Records shown:
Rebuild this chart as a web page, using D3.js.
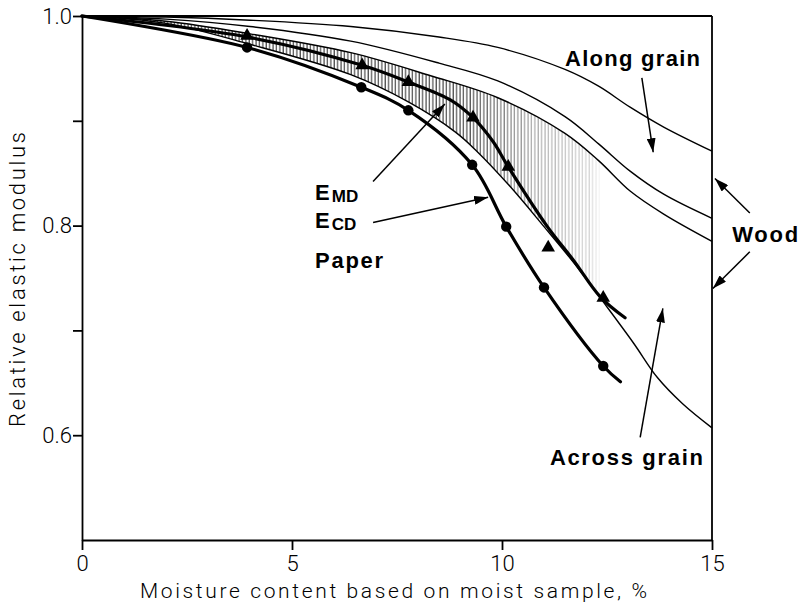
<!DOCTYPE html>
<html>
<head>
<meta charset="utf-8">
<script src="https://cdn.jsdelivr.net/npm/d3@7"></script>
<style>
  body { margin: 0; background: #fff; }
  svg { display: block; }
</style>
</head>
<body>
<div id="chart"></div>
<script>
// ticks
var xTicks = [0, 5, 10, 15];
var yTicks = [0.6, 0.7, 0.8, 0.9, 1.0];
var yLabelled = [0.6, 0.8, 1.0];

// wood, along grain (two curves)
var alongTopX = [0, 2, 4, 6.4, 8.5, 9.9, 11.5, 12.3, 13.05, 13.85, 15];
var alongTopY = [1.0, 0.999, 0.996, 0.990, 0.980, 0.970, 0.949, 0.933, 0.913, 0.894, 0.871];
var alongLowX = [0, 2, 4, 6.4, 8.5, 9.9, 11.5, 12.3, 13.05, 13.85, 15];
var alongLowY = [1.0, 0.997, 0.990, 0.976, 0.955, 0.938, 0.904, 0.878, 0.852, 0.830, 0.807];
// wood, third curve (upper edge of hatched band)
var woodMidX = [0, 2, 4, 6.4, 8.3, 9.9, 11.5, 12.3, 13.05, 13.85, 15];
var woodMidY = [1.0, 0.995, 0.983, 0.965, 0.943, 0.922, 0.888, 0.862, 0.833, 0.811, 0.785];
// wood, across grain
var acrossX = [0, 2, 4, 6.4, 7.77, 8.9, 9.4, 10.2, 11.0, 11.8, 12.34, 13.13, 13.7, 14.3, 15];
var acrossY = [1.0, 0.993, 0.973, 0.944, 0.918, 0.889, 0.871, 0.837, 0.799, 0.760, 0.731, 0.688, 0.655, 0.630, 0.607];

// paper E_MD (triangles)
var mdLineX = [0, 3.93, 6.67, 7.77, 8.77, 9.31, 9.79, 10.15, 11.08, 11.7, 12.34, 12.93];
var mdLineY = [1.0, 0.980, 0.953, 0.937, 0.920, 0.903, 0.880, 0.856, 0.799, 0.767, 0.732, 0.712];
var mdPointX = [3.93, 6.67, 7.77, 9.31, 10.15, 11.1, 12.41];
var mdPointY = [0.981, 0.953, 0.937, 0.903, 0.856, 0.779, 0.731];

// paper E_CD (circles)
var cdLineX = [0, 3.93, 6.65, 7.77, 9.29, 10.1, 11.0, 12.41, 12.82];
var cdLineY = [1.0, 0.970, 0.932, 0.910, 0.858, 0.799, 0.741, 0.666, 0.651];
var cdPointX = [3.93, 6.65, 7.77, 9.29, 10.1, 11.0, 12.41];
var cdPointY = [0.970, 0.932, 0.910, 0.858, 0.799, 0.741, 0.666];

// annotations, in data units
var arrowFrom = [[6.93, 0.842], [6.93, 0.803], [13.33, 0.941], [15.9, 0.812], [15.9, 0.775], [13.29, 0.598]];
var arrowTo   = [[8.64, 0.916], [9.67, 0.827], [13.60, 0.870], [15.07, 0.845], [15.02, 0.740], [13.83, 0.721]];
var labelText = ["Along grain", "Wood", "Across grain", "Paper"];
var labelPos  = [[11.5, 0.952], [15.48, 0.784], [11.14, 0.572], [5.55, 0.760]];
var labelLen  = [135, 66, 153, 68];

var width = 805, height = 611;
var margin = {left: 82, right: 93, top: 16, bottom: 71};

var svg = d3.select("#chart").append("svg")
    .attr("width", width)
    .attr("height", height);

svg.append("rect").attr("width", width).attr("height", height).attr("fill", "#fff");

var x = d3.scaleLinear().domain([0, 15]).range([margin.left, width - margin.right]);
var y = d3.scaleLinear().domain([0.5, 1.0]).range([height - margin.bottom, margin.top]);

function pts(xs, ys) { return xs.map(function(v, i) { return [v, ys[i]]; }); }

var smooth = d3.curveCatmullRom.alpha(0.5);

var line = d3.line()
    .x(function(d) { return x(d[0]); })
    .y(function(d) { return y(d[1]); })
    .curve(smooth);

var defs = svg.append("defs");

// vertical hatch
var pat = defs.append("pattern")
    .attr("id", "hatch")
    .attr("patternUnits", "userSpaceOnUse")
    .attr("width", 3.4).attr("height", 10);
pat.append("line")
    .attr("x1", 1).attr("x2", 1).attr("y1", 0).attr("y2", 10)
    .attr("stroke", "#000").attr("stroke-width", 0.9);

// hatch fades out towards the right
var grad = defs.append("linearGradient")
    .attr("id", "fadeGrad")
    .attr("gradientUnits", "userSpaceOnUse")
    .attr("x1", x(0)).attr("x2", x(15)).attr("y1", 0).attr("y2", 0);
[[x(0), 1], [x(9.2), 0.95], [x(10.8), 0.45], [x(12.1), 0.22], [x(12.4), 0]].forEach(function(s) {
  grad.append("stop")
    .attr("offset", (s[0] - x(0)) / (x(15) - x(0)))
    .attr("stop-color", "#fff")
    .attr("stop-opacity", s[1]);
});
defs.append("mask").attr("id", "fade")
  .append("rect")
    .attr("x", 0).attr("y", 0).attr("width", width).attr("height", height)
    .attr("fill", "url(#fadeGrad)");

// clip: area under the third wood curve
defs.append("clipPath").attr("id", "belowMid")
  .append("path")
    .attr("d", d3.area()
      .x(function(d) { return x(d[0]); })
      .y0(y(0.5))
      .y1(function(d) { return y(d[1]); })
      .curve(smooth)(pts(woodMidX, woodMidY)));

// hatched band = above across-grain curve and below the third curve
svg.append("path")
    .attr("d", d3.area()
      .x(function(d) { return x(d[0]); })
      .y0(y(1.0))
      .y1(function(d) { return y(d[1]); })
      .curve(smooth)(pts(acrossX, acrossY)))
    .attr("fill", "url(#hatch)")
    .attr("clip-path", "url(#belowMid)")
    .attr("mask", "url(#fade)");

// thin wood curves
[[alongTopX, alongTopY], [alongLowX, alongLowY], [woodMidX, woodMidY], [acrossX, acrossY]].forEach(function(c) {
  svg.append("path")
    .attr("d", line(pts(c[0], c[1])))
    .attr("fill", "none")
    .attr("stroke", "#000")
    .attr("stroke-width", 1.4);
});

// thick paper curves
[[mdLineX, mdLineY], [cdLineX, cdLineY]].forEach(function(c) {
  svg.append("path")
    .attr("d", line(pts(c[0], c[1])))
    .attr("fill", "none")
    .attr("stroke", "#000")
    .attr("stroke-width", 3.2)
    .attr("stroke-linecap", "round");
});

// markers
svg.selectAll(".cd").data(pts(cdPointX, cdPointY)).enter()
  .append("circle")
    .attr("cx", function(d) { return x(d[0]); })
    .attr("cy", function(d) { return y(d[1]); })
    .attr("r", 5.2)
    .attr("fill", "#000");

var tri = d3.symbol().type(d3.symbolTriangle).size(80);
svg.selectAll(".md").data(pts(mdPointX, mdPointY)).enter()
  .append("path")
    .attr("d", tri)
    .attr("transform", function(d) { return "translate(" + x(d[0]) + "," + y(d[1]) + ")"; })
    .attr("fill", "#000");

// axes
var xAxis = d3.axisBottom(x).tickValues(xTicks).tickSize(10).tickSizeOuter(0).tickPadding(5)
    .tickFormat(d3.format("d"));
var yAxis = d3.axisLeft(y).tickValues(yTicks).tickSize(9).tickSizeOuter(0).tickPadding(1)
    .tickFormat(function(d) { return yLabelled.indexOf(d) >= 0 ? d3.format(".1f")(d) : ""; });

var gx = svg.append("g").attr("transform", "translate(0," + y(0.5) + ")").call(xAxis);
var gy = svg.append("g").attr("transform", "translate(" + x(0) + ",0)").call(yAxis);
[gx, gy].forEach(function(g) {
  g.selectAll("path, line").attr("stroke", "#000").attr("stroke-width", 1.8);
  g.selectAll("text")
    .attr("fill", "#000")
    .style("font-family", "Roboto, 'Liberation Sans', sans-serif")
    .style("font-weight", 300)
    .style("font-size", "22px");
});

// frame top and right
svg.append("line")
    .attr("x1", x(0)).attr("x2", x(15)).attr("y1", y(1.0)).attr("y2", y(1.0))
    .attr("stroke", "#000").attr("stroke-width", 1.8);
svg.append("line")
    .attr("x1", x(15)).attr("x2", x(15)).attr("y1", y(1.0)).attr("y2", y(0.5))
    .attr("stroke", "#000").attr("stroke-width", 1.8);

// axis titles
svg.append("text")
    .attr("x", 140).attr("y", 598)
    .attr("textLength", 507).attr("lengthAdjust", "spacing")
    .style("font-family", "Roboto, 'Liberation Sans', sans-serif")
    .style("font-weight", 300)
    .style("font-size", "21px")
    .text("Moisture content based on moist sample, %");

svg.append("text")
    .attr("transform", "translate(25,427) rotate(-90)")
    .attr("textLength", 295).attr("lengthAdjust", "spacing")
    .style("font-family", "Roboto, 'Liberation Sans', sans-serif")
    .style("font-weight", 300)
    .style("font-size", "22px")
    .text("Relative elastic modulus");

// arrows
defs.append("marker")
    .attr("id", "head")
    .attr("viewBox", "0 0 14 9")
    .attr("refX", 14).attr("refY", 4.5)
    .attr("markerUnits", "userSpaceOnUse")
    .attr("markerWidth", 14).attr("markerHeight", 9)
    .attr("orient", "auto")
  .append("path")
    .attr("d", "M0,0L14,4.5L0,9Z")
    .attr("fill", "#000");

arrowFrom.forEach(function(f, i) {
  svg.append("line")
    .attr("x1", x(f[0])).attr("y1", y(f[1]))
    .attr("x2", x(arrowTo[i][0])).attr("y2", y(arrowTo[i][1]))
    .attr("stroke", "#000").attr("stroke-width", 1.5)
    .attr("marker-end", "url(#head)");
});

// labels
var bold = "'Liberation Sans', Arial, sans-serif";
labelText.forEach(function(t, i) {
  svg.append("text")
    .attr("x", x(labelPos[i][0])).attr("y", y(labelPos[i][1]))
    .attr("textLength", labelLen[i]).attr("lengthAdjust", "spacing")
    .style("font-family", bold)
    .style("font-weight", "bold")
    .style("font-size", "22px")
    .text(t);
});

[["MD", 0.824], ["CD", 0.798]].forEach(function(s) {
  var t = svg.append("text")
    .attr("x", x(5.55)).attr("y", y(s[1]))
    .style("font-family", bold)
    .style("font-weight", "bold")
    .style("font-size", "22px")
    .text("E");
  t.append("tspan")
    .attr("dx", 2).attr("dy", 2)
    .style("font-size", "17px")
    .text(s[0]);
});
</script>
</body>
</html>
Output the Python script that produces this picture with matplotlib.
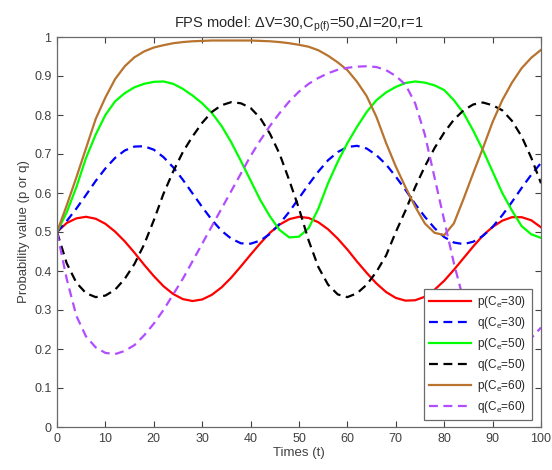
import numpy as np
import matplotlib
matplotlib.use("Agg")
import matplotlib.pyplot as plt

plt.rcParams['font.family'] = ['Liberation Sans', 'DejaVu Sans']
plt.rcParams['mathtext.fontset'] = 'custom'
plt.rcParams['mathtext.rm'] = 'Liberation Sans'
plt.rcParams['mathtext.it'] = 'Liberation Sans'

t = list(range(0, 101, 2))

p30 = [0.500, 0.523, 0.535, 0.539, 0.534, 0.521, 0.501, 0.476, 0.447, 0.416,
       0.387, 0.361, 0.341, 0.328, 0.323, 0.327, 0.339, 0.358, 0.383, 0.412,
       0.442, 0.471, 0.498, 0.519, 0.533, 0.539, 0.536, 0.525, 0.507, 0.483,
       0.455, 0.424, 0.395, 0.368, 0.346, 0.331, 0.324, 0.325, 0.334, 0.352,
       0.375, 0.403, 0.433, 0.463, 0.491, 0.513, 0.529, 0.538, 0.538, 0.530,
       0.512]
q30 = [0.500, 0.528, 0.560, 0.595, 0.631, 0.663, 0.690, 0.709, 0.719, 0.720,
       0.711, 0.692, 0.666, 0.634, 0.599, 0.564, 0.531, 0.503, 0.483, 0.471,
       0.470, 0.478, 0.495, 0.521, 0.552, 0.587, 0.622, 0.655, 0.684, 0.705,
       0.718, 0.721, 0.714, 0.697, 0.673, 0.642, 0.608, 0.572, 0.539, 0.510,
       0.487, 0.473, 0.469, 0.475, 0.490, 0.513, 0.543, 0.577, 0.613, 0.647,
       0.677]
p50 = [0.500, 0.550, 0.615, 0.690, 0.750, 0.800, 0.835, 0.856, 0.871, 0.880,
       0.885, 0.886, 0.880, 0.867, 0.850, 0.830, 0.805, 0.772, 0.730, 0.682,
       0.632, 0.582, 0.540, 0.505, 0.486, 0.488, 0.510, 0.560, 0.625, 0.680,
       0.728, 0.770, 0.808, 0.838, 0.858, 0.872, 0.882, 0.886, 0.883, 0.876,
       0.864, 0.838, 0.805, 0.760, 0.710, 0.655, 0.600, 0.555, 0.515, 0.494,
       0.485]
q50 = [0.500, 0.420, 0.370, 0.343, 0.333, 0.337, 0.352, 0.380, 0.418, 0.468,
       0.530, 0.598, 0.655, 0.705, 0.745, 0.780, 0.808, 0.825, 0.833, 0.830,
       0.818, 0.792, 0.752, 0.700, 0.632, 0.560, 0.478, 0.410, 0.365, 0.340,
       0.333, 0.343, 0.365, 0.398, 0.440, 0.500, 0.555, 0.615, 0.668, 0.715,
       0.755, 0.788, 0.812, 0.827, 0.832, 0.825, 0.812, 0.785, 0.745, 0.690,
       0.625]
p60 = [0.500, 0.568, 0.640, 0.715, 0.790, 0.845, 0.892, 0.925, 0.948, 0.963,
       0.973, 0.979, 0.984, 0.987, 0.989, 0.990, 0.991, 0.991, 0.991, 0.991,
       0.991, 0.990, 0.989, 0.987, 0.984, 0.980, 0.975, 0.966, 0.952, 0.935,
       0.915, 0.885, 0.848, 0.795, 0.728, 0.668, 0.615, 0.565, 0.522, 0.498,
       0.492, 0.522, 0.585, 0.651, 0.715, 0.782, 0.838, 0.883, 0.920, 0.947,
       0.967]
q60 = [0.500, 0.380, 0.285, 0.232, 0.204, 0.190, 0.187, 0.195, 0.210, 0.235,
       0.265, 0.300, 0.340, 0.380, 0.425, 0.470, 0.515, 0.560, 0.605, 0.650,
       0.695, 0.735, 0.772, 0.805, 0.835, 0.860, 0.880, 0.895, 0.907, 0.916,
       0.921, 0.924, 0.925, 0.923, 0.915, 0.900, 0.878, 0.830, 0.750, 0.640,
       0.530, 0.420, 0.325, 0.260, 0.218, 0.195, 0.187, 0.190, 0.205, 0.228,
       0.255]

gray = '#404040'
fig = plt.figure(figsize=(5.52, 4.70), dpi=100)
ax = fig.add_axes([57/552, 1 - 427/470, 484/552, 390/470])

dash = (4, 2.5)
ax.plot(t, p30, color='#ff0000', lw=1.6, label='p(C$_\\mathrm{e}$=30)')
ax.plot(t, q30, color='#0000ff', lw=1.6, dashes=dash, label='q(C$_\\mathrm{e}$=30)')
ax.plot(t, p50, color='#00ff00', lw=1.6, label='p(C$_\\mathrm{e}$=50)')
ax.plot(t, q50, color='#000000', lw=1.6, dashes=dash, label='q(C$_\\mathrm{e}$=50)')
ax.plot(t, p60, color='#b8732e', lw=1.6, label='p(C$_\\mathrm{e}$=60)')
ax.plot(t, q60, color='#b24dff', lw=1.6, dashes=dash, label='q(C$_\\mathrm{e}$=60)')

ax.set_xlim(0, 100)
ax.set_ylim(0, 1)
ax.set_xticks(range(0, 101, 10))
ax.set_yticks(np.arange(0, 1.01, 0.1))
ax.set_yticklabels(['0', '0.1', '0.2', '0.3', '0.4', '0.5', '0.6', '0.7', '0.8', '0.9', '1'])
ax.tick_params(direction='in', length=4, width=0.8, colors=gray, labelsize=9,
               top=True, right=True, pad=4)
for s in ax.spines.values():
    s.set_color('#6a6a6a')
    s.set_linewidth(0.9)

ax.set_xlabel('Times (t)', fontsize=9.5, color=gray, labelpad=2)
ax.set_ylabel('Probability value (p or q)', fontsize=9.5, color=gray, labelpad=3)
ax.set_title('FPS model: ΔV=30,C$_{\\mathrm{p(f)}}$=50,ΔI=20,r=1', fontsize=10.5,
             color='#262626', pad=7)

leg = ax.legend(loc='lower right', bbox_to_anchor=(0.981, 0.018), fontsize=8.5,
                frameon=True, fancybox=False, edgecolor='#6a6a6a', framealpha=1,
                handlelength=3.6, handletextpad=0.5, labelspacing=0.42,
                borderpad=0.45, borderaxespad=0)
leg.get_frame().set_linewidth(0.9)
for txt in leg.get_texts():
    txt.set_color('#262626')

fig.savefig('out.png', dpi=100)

Task brief: State only how many lines in the material include "matplotlib".

Task result: 4